Robert Gates is a former Secretary of Defense. He served under both President George W. Bush and President Obama. I served when Gates was Secretary. I always admired the man. He struck me as competent; a leader, not merely a political appointee.
Recently, Gates wrote a wonderful book on leadership. He is uniquely qualified to write it. He served as head of the CIA, President of Texas A&M University, and as Secretary of Defense. He was in government service for fifty years. He knows what he’s talking about.
I served on active-duty for 10 years, as a government contractor, in various church leadership roles (including as a pastor), and now I’m a supervisor in state government. I’ve been intimately involved in large bureaucracies all my adult life, as a technician and as a middle manager. I’ve seen lots of people come and go, and seen plenty of mistakes. Gates’ book is the best thing I’ve ever read on leadership.
Here’s one example why:
[T]he most critical thing a new leader at any level should do is listen.
Too many new bosses arrive confident they have all the answers—the solutions to an organization’s problems—and on day one begin firing off e-mails and giving orders to “light a fire” under people, to demonstrate a new sheriff is in town ready to kick ass and take names, and to show dynamism (and control). Too many openly disdain their predecessors and all that was done before: “Things are going to be different around here now that I’m in charge!”

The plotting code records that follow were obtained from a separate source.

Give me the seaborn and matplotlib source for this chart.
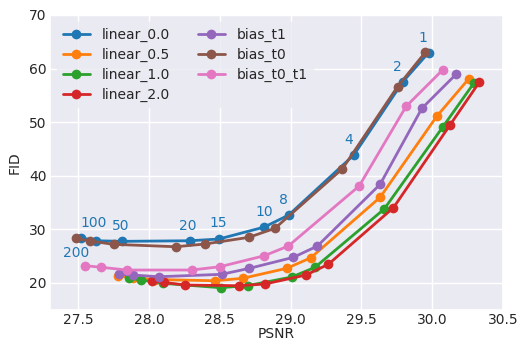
import numpy as np
import pandas as pd
import matplotlib
matplotlib.use("Agg")
import matplotlib.pyplot as plt
from matplotlib.lines import Line2D
import seaborn as sns

series_names = ["linear_0.0", "linear_0.5", "linear_1.0", "linear_2.0",
                "bias_t1", "bias_t0", "bias_t0_t1"]

steps = ["200", "100", "50", "20", "15", "10", "8", "4", "2", "1"]

linear_0_0_psnr = [27.516, 27.622, 27.811, 28.288, 28.493, 28.814, 28.986, 29.446, 29.793, 29.974]
linear_0_0_fid = [28.40, 27.84, 27.73, 27.84, 28.16, 30.40, 32.64, 43.85, 57.54, 62.96]

linear_0_5_psnr = [27.780, 27.884, 28.040, 28.465, 28.661, 28.972, 29.142, 29.632, 30.032, 30.257]
linear_0_5_fid = [21.25, 20.97, 20.60, 20.37, 20.82, 22.69, 24.65, 35.95, 51.08, 58.05]

linear_1_0_psnr = [27.858, 27.946, 28.099, 28.505, 28.700, 29.007, 29.172, 29.661, 30.076, 30.293]
linear_1_0_fid = [20.82, 20.50, 19.89, 19.07, 19.48, 21.06, 22.88, 33.77, 49.14, 57.24]

linear_2_0_psnr = [28.017, 28.104, 28.252, 28.637, 28.818, 29.108, 29.266, 29.726, 30.127, 30.332]
linear_2_0_fid = [20.37, 20.07, 19.57, 19.44, 19.76, 21.44, 23.44, 34.01, 49.51, 57.43]

bias_t1_psnr = [27.787, 27.886, 28.068, 28.512, 28.709, 29.019, 29.189, 29.632, 29.927, 30.168]
bias_t1_fid = [21.57, 21.44, 21.12, 21.57, 22.69, 24.74, 26.85, 38.38, 52.57, 58.92]

bias_t0_psnr = [27.481, 27.580, 27.750, 28.189, 28.394, 28.705, 28.889, 29.366, 29.755, 29.951]
bias_t0_fid = [28.29, 27.79, 27.17, 26.72, 27.23, 28.48, 30.16, 41.29, 56.61, 63.03]

bias_t0_t1_psnr = [27.550, 27.663, 27.844, 28.300, 28.500, 28.814, 28.983, 29.484, 29.816, 30.073]
bias_t0_t1_fid = [23.18, 22.88, 22.37, 22.37, 22.99, 25.04, 26.85, 38.06, 52.95, 59.72]

all_psnr = [linear_0_0_psnr, linear_0_5_psnr, linear_1_0_psnr, linear_2_0_psnr,
            bias_t1_psnr, bias_t0_psnr, bias_t0_t1_psnr]
all_fid = [linear_0_0_fid, linear_0_5_fid, linear_1_0_fid, linear_2_0_fid,
           bias_t1_fid, bias_t0_fid, bias_t0_t1_fid]

rows = []
for name, xs, ys in zip(series_names, all_psnr, all_fid):
    for x, y in zip(xs, ys):
        rows.append({"method": name, "PSNR": x, "FID": y})
df = pd.DataFrame(rows)

sns.set_theme(style="darkgrid")
plt.rcParams["font.family"] = ["DejaVu Sans"]

palette = sns.color_palette("tab10", 7)

fig = plt.figure(figsize=(5.19, 3.44), dpi=100)
ax = fig.add_axes([50 / 519, 1 - 309.5 / 344, 453 / 519, 294.5 / 344])

sns.lineplot(data=df, x="PSNR", y="FID", hue="method", hue_order=series_names,
             palette=palette, estimator=None, sort=False, marker="o",
             markersize=7, markeredgewidth=0, linewidth=2, ax=ax, legend=False)

# step annotations on linear_0.0
label_dx = [-3, -1.5, -1.2, -1.5, -0.8, 0, -3.6, -3.6, -4, -3.8]
label_dy = [-10.8, 12.5, 11, 10.8, 11.5, 10.8, 10.5, 10.8, 10.8, 10.8]
for s, x, y, dx, dy in zip(steps, linear_0_0_psnr, linear_0_0_fid, label_dx, label_dy):
    ax.annotate(s, (x, y), xytext=(dx, dy), textcoords="offset points",
                ha="center", va="center", color=palette[0], fontsize=10)

ax.set_xlim(27.3, 30.5)
ax.set_ylim(15, 70)
ax.set_xticks([27.5, 28.0, 28.5, 29.0, 29.5, 30.0, 30.5])
ax.set_yticks([20, 30, 40, 50, 60, 70])
ax.tick_params(labelsize=10, length=0, pad=2.5, labelcolor="#262626")
ax.set_xlabel("PSNR", fontsize=10, labelpad=0)
ax.set_ylabel("FID", fontsize=10, labelpad=5)

handles = [Line2D([], [], color=palette[i], marker="o", markersize=7,
                  markeredgewidth=0, linewidth=2) for i in range(len(series_names))]
leg = ax.legend(handles, series_names, ncol=2, loc="upper left", fontsize=10,
                labelspacing=0.42, framealpha=0.8)
leg.get_frame().set_edgecolor("#EAEAF2")
leg.get_frame().set_facecolor("#EAEAF2")

fig.savefig("out.png", dpi=100)
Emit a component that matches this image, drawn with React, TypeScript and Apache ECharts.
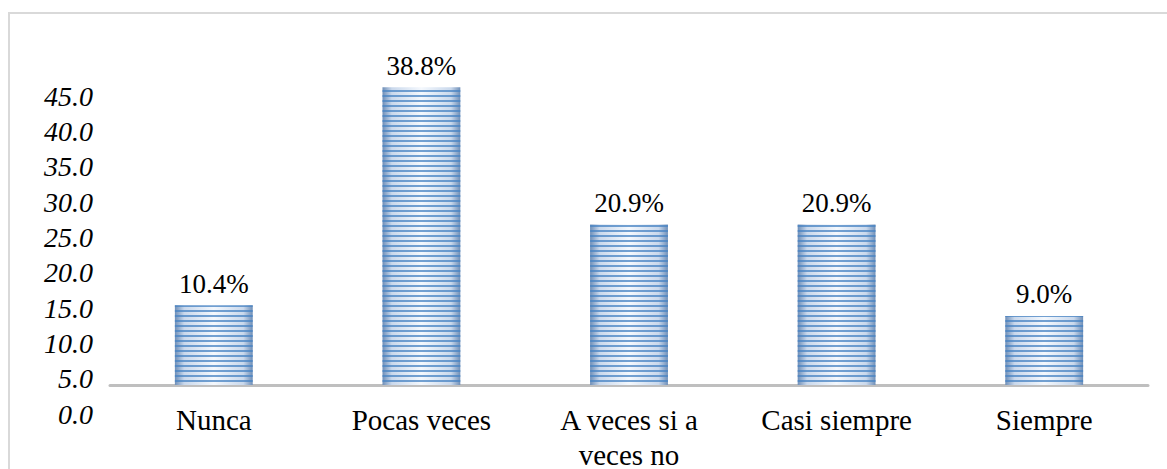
import React, { useEffect, useRef } from "react";
import * as echarts from "echarts";

const categories = ["Nunca", "Pocas veces", "A veces si a veces no", "Casi siempre", "Siempre"];
const percentValues = [10.4, 38.8, 20.9, 20.9, 9.0];
const tickMin = 0;
const tickMax = 45;
const tickStep = 5;

export default function App() {
  const ref = useRef<HTMLDivElement>(null);
  useEffect(() => {
    document.body.style.margin = "0";
    const chart = echarts.init(ref.current!, null, { renderer: "svg" });
    const font = "Liberation Serif";
    chart.setOption({
      animation: false,
      backgroundColor: "#ffffff",
      textStyle: { fontFamily: font },
      graphic: [
        {
          type: "rect",
          shape: { x: 9, y: 13, width: 1200, height: 520 },
          style: { fill: "none", stroke: "#d9d9d9", lineWidth: 2 },
          silent: true,
          z: -10,
        },
      ],
      grid: [
        { left: 110, right: 19, top: 78, bottom: 84, outerBoundsMode: "none", containLabel: false },
        { left: 110, width: 10, top: 96, bottom: 55, outerBoundsMode: "none", containLabel: false },
      ],
      xAxis: [
        {
          type: "category",
          gridIndex: 0,
          data: categories,
          axisLine: { show: true, lineStyle: { color: "#bfbfbf", width: 3 } },
          axisTick: { show: false },
          axisLabel: {
            color: "#000",
            fontFamily: font,
            fontSize: 29,
            margin: 17,
            lineHeight: 35,
            interval: 0,
            formatter: (v: string) => (v === "A veces si a veces no" ? "A veces si a\nveces no" : v),
          },
        },
        { type: "category", gridIndex: 1, data: [""], show: false },
      ],
      yAxis: [
        { type: "value", gridIndex: 0, min: 0, max: 40, show: false, splitLine: { show: false } },
        {
          type: "value",
          gridIndex: 1,
          min: tickMin,
          max: tickMax,
          interval: tickStep,
          axisLine: { show: false },
          axisTick: { show: false },
          splitLine: { show: false },
          axisLabel: {
            color: "#000",
            fontFamily: font,
            fontSize: 28,
            fontStyle: "italic",
            margin: 17,
            formatter: (v: number) => v.toFixed(1),
          },
        },
      ],
      series: [
        {
          type: "bar",
          xAxisIndex: 0,
          yAxisIndex: 0,
          data: percentValues,
          barWidth: "37.5%",
          itemStyle: {
            color: {
              type: "linear",
              x: 0,
              y: 0,
              x2: 1,
              y2: 0,
              colorStops: [
                { offset: 0, color: "#6f8fb8" },
                { offset: 0.12, color: "#c9d8ec" },
                { offset: 0.5, color: "#f4f8fd" },
                { offset: 0.88, color: "#c9d8ec" },
                { offset: 1, color: "#6f8fb8" },
              ],
            },
            decal: {
              symbol: "rect",
              symbolSize: 1,
              color: "rgba(70,130,195,0.75)",
              dashArrayX: [1, 0],
              dashArrayY: [2, 3],
              rotation: 0,
            },
          },
          label: {
            show: true,
            position: "top",
            distance: 8,
            color: "#000",
            fontFamily: font,
            fontSize: 27,
            formatter: (p: any) => p.value.toFixed(1) + "%",
          },
        },
      ],
    });
    return () => chart.dispose();
  }, []);
  return <div ref={ref} style={{ width: 1167, height: 469 }} />;
}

We all have worked for such “conquering heroes,” who see themselves as riding in on a white horse to save the day. What they do, mainly, is scare the hell out of people, who then focus on keeping out of the way—lying low—and keeping their jobs. Employees quickly come to resent the arrogant know-it-all who has just condemned the work they had been doing and either resolve to do all they can to thwart the new leader’s agenda or passively stand to one side waiting for him to fail. The conquering hero (or hostile-takeover approach) is, in my view, all wrong.
- Robert M. Gates, A Passion for Leadership: Lessons on Change and Reform from Fifty Years of Public Service (New York, NY: Knopf, 2016), 28.